Anthony Fauci is probably one of the most recognizable faces of the coronavirus pandemic in the US. So when a public health expert needed a way to measure how her students were coping with all of the stresses of 2020, she created a chart to gauge their “level of Fauci.”
“We all kind of need something that’s positive, that makes sense to us,” Karen Sautter Errichetti, an assistant professor in public health and community medicine at Tufts University School of Medicine, said. She’d noticed that her community of public health and medical professionals was feeling pretty depressed. So to lighten the mood and get the students interested, she and her co-instructor Reece Lyerly start every class with a meme of some sort.
Nothing caught on quite like the Fauci meter, which she introduced to her students back in September. The hardest photo to find was one of Fauci full-on smiling, she notes.
“As educators we need to understand if our students are doing well or if they’re struggling. And a lot of them are struggling,” she said. Asking questions like “are you depressed, do you have anxiety” doesn’t usually work, she added, so she tried to get a bit creative, using a face that her students identified with.
She presented it on a five-part Likert scale, which is widely used in research questionnaires. (Errichetti is quick to note the Fauci chart hasn’t been validated as it would be in serious research.) Students indicate which “Fauci” they are feeling that day with the number associated with each image — a “one” is Fauci in a full grin, a “five” shows him stroking his brow in frustration.
Errichetti later made another chart, with nine Fauci images, after some people on social media requested a more nuanced Fauci meter. But she says that one’s even less scientific than the five-photo chart.

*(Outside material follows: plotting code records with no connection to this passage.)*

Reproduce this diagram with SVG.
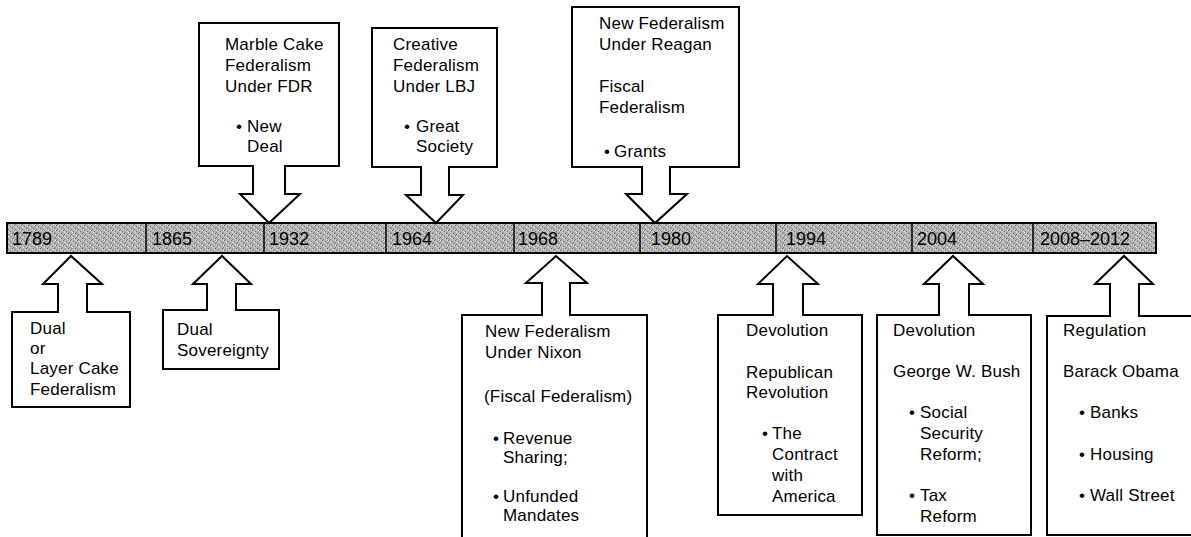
<svg xmlns="http://www.w3.org/2000/svg" width="1191" height="537" viewBox="0 0 1191 537">
<style>
.box{fill:#fff;stroke:#000;stroke-width:2;stroke-linejoin:miter}
.t{font-family:"Liberation Sans",Arial,Helvetica,sans-serif;font-size:17px;fill:#000;letter-spacing:0.2px}
.yr{font-family:"Liberation Sans",Arial,Helvetica,sans-serif;font-size:18px;fill:#000}
.div{stroke:#000;stroke-width:1.5}
</style>
<defs>
<pattern id="noise" width="7" height="5" patternUnits="userSpaceOnUse">
<rect width="7" height="5" fill="#b4b4b4"/>
<rect x="0" y="0" width="1" height="1" fill="#6a6a6a"/>
<rect x="3" y="1" width="1" height="1" fill="#7a7a7a"/>
<rect x="5" y="3" width="1" height="1" fill="#666"/>
<rect x="1" y="4" width="1" height="1" fill="#808080"/>
<rect x="2" y="2" width="1" height="1" fill="#e2e2e2"/>
<rect x="6" y="0" width="1" height="1" fill="#e8e8e8"/>
<rect x="4" y="4" width="1" height="1" fill="#dcdcdc"/>
<rect x="6" y="2" width="1" height="1" fill="#8a8a8a"/>
<rect x="1" y="1" width="1" height="1" fill="#d6d6d6"/>
</pattern>
</defs>
<rect width="1191" height="537" fill="#fff"/>

<g id="timeline">
<rect x="7" y="223" width="1149" height="30" fill="url(#noise)" stroke="#000" stroke-width="2"/>
<line class="div" x1="146" y1="223" x2="146" y2="253"/>
<line class="div" x1="264" y1="223" x2="264" y2="253"/>
<line class="div" x1="386" y1="223" x2="386" y2="253"/>
<line class="div" x1="514" y1="223" x2="514" y2="253"/>
<line class="div" x1="640" y1="223" x2="640" y2="253"/>
<line class="div" x1="776" y1="223" x2="776" y2="253"/>
<line class="div" x1="912" y1="223" x2="912" y2="253"/>
<line class="div" x1="1033" y1="223" x2="1033" y2="253"/>
<text class="yr" x="12" y="245">1789</text>
<text class="yr" x="152" y="245">1865</text>
<text class="yr" x="269" y="245">1932</text>
<text class="yr" x="392" y="245">1964</text>
<text class="yr" x="518" y="245">1968</text>
<text class="yr" x="651" y="245">1980</text>
<text class="yr" x="786" y="245">1994</text>
<text class="yr" x="917" y="245">2004</text>
<text class="yr" x="1040" y="245">2008–2012</text>
</g>

<g id="connectors"></g>

<g id="marble">
<path class="box" d="M199,23 H339 V166 H285 V194 H300 L269,223 L240,194 H253 V166 H199 Z"/>
<text class="t" x="225" y="50">Marble Cake</text>
<text class="t" x="225" y="71">Federalism</text>
<text class="t" x="225" y="92">Under FDR</text>
<text class="t" x="236" y="132">•<tspan x="247">New</tspan></text>
<text class="t" x="247" y="152">Deal</text>
</g>

<g id="creative">
<path class="box" d="M372,28 H497 V167 H449 V195 H463 L436,223 L406,195 H421 V167 H372 Z"/>
<text class="t" x="393" y="50">Creative</text>
<text class="t" x="393" y="71">Federalism</text>
<text class="t" x="393" y="92">Under LBJ</text>
<text class="t" x="404" y="132">•<tspan x="416">Great</tspan></text>
<text class="t" x="416" y="152">Society</text>
</g>

<g id="reagan">
<path class="box" d="M572,7 H739 V167 H670 V194 H687 L655,223 L626,194 H642 V167 H572 Z"/>
<text class="t" x="599" y="29">New Federalism</text>
<text class="t" x="599" y="50">Under Reagan</text>
<text class="t" x="599" y="92">Fiscal</text>
<text class="t" x="599" y="113">Federalism</text>
<text class="t" x="604" y="157">•<tspan x="614">Grants</tspan></text>
</g>

<g id="dual">
<path class="box" d="M12,312 H58 V284 H43 L71,256 L102,284 H87 V312 H130 V407 H12 Z"/>
<text class="t" x="30" y="334">Dual</text>
<text class="t" x="30" y="354">or</text>
<text class="t" x="30" y="374">Layer Cake</text>
<text class="t" x="30" y="395">Federalism</text>
</g>

<g id="dualsov">
<path class="box" d="M163,310 H207 V284 H193 L222,256 L251,284 H236 V310 H279 V369 H163 Z"/>
<text class="t" x="177" y="335">Dual</text>
<text class="t" x="177" y="356">Sovereignty</text>
</g>

<g id="nixon">
<path class="box" d="M462,315 H542 V283 H526 L556,256 L587,283 H570 V315 H647 V545 H462 Z"/>
<text class="t" x="485" y="337">New Federalism</text>
<text class="t" x="485" y="358">Under Nixon</text>
<text class="t" x="484" y="402">(Fiscal Federalism)</text>
<text class="t" x="493" y="444">•<tspan x="503">Revenue</tspan></text>
<text class="t" x="503" y="463">Sharing;</text>
<text class="t" x="493" y="502">•<tspan x="503">Unfunded</tspan></text>
<text class="t" x="503" y="521">Mandates</text>
</g>

<g id="devolution1">
<path class="box" d="M718,315 H773 V284 H758 L787,256 L818,284 H803 V315 H862 V515 H718 Z"/>
<text class="t" x="746" y="336">Devolution</text>
<text class="t" x="746" y="378">Republican</text>
<text class="t" x="746" y="398">Revolution</text>
<text class="t" x="762" y="439">•<tspan x="772">The</tspan></text>
<text class="t" x="772" y="460">Contract</text>
<text class="t" x="772" y="481">with</text>
<text class="t" x="772" y="502">America</text>
</g>

<g id="devolution2">
<path class="box" d="M877,315 H939 V284 H924 L953,256 L983,284 H969 V315 H1031 V535 H877 Z"/>
<text class="t" x="893" y="336">Devolution</text>
<text class="t" x="893" y="377">George W. Bush</text>
<text class="t" x="909" y="418">•<tspan x="920">Social</tspan></text>
<text class="t" x="920" y="439">Security</text>
<text class="t" x="920" y="460">Reform;</text>
<text class="t" x="909" y="501">•<tspan x="920">Tax</tspan></text>
<text class="t" x="920" y="522">Reform</text>
</g>

<g id="regulation">
<path class="box" d="M1047,316 H1110 V284 H1095 L1124,256 L1153,284 H1139 V316 H1201 V535 H1047 Z"/>
<text class="t" x="1063" y="336">Regulation</text>
<text class="t" x="1063" y="377">Barack Obama</text>
<text class="t" x="1079" y="418">•<tspan x="1090">Banks</tspan></text>
<text class="t" x="1079" y="460">•<tspan x="1090">Housing</tspan></text>
<text class="t" x="1079" y="501">•<tspan x="1090">Wall Street</tspan></text>
</g>
</svg>
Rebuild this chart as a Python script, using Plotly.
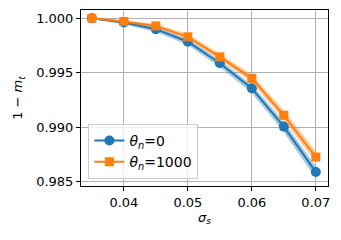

The meme has made it beyond the classroom and social media; Errichetti said Lyerly showed it to some colleagues at the National Institutes of Health. “So then I get this cryptic text message from [Lyerly] saying ‘you’re never going to believe this,’” she said. “He told me ‘it’s made the rounds at NIH and Tony has seen it.’” It’s not the way she pictured being introduced to Fauci, Errichetti said. “Yeah that’s not the way my career was supposed to go,” she added with a chuckle.
Fauci’s fan base both inside and outside the medical community is pretty well-known; fans have created TikTok videos, games, prayer candles, and Twitter accounts to show their support. Of course, Fauci has been on the receiving end of some hateful vitriol as well, including death threats against him and his family that prompted a security detail. He’s also fallen out of favor with the White House recently for his blunt, honest assessment of how the pandemic is being handled. And over the weekend, the president responded to chants of “Fire Fauci” at a rally with “let me wait a little bit until after the election.”
But Errichetti said she and her students have tremendous respect for Fauci and the work he does. “Our job is to communicate with the public and to be honest, and to treat people with respect, and he does that well,” she said. “When we teach about how to deal with researched data, he’s the example everybody goes to.”
“If anyone is going to meme him, It should be somebody who’s an epidemiologist who has a sense of humor,” she said.
We reached out to the National Institutes of Health and the National Institute of Allergy and Infectious Diseases to see if we could get Fauci’s take on the chart. We’ll update this story if we hear back. (Likely, they have a few other things on their plates at the moment.)
For her part, Errichetti said she would love to know how Fauci would rank himself on the Fauci meter and hopes the chart brings a little bit of levity to other health professionals who are struggling with — well, take a look around. “But this was fun for me, sitting here as an epidemiologist during a pandemic when everyone else is trying to be one,” she said. “And you know, creating your own memes, that’s a little bit of your own kind of medicine.”